Even though nothing changes for now, I will start looking at alternatives to be ready to leave, which in itself is not what a company wants their customers to do, so something has been broken, even though the software is still the same for now.

This is terrible news.

I'm sure the employees at Allegorithmic feel the same, except for people in upper management who just sold out everyone.

Substance Painter was a large reason why I was able to stop using Adobe products. Glad I have my perpetual license, but I won't be upgrading it anymore, time to start looking for open-source alternatives again.

we can look at it that way too

the world is going to shit, france is going to shit (look at the never ending yellow vest protests in France and Macron the puppet) most likely Sebastien sold Allegorithmic for a lot of zeros to Adobe in order to ensure a good rest of life for him and his family. can you blame him?

Disappointed. This is a cynical viewpoint, but it would be a miracle if something good will come out of this.

Goddamn, I JUST started to finally learn Substance Painter two days ago with the Free Trial too and now hear this...

Guys, is it worth buying a perpetual license right now as I in no way want to have to subscribe to Adobe (Owner of a hard copy CS6 here).
If I purchase a perpetual license for Painter and Designer will it be mine to use always?
Would you recommend this?

Honestly Mari has come a long way. Maybe Foundry will offer a reasonably-priced Mari for Substance artists jumping ship.

There was a "reasonably-priced Mari" it was called Mari Indie.
They let it rot on steam, never talking to customers on steam, denying them customer service through the normal Mari channels and not even mentioning indie on their web page or twitter.
For years they continued to sell perpetual and subs to Mari Indie version 3 on steam despite "main" Mari getting tons of updates (It was on at least 4.2 or something). Mari non-commercial version (free) even got updates when mari indie wasn't, despite people actually paying for indie and despite the fact that mari nc was identical to mari indie as code (not licence). They claimed to be having some trouble with steam and that was why they couldn't update mari indie.

Finally in December 2018 they killed Mari Indie and suggested customers transition to a full Mari subscription and offered customers 80% off a one year subscription. This wasn't as great as it seemed though as they had a limited number of seats available and it was first come first served. Oh and also you can't open mari indie projects in full mari.

So, yeah, don't be holding up Mari as a shining example. They abandoned indie users years ago and now there's only the full mari which is out of the reach of most hobbyists.
Last Edit: January 24, 2019, 10:14:54 am

The level of naivety in this guys it's something I'd expect from a 15yo, it's incredible they run a company for 15 years.

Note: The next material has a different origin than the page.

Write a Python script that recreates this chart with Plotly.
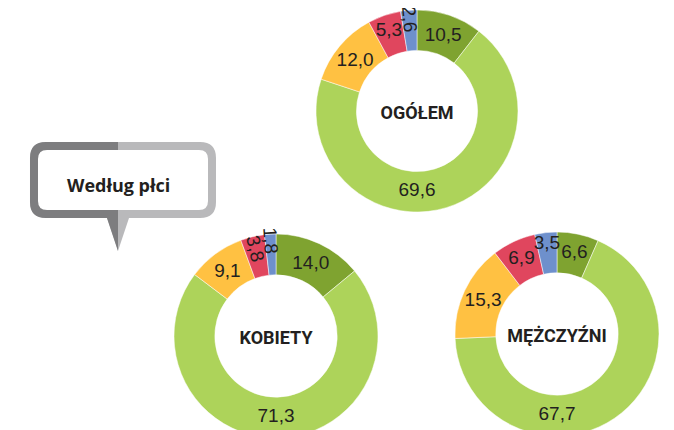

Here's a quick recap for the lazy of what it's sure so far:

- perpetual license will be gone IN NO TIME, since, as stated by Adobe in their blog, they are already working on incorporating Substance in CC. This is no speculation, it's already happening, we are talking about months. Steam will follow, there is absolutely no reason to think Adobe will behave different just because is Substance (see Mixamo/Fuse). Everything is tied to CC, so forget about anything on Steam.

- forget also about Linux, seriously, don't even ask. It doesn't exist any significant Adobe software CC, that is supported under any Linux distro. They have the money and the resource to do it in years, if it's not happening it's because linux userbase doesn't worth enough money, so they simply don't care. Again there is absolutely no reason for this to be any different just because is Substance.

- what Allegorithmic says from now on means nothing, they do what Adobe says. See the new logo on top right of this page? It says: Allegorithmic - An Adobe Company. This is not a merge or an equal deal, Adobe owns Allegorithmic, the resources, the know-how, the people and everything else.

- forget about your UDIM seamless paint or any significant updates for quite some time: all the resources will be dedicated to incorporate the software in the Adobe CC Suite for a quick transition. And after that, well, everybody knows how update works with Adobe, so don't hold your breath.